Abstract

SUMMARY Despite the legal and religious establishment's denial of rights and recognition to same-gender couples, many lesbians and gay men are adapting and/or creating their own rituals to affirm their commitments to each other. This article uses participant observation of a black lesbian couple's shower and holy union ceremony to explore the multiple and competing meanings attached to the ritualistic symbols and narratives they incorporated. I seek to complicate the existing framework, in which rituals are held to produce feelings of belonging for participants and serve as vehicles for the social transformation of marginalized groups (e.g., Driver, 1991).

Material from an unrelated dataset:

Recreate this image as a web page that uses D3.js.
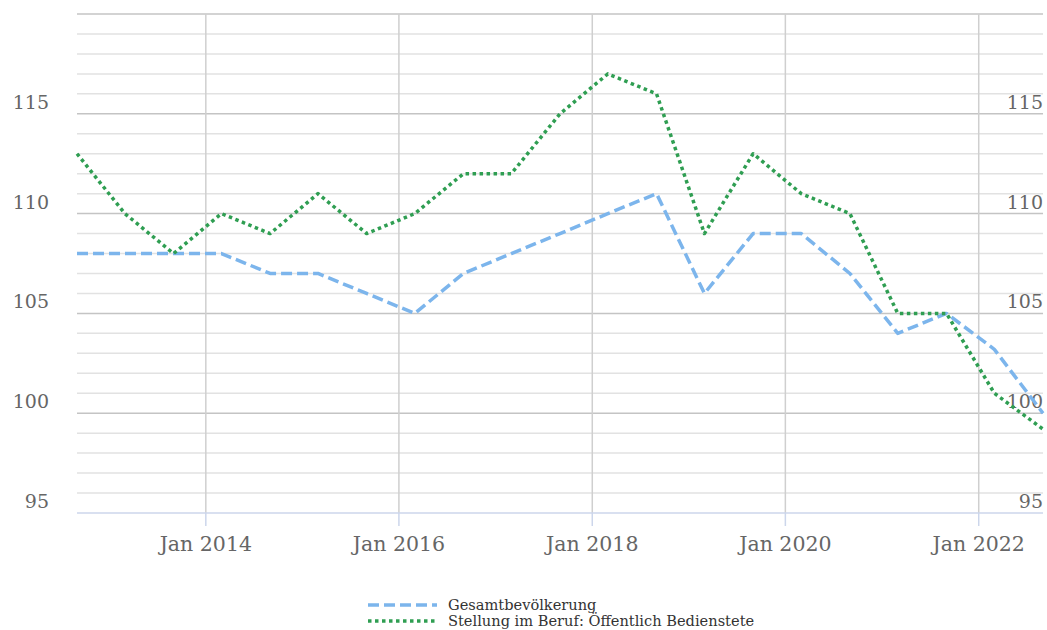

By adapting and appropriating ritualistic elements often used in heterosexual weddings, I argue that this couple and their ritual coordinators succeeded in creating a sense of social order, “communitas” (Turner, 1969), and personal and social transformation for some participants. However, I also suggest that the achievement of these functions hinged on the creation of symbolic out-groups and the reproduction of social conventions around gender, the family, and the “appropriate” expression of sex in marriage, which diminished the experience of communitas and social transformation for other participants. Future research should focus on the competing expectations and interpretations participants bring to their experiences of rituals and the ways in which existing structures of power and authority may limit rituals' social functionality, creation of communitas, and revolutionary potential.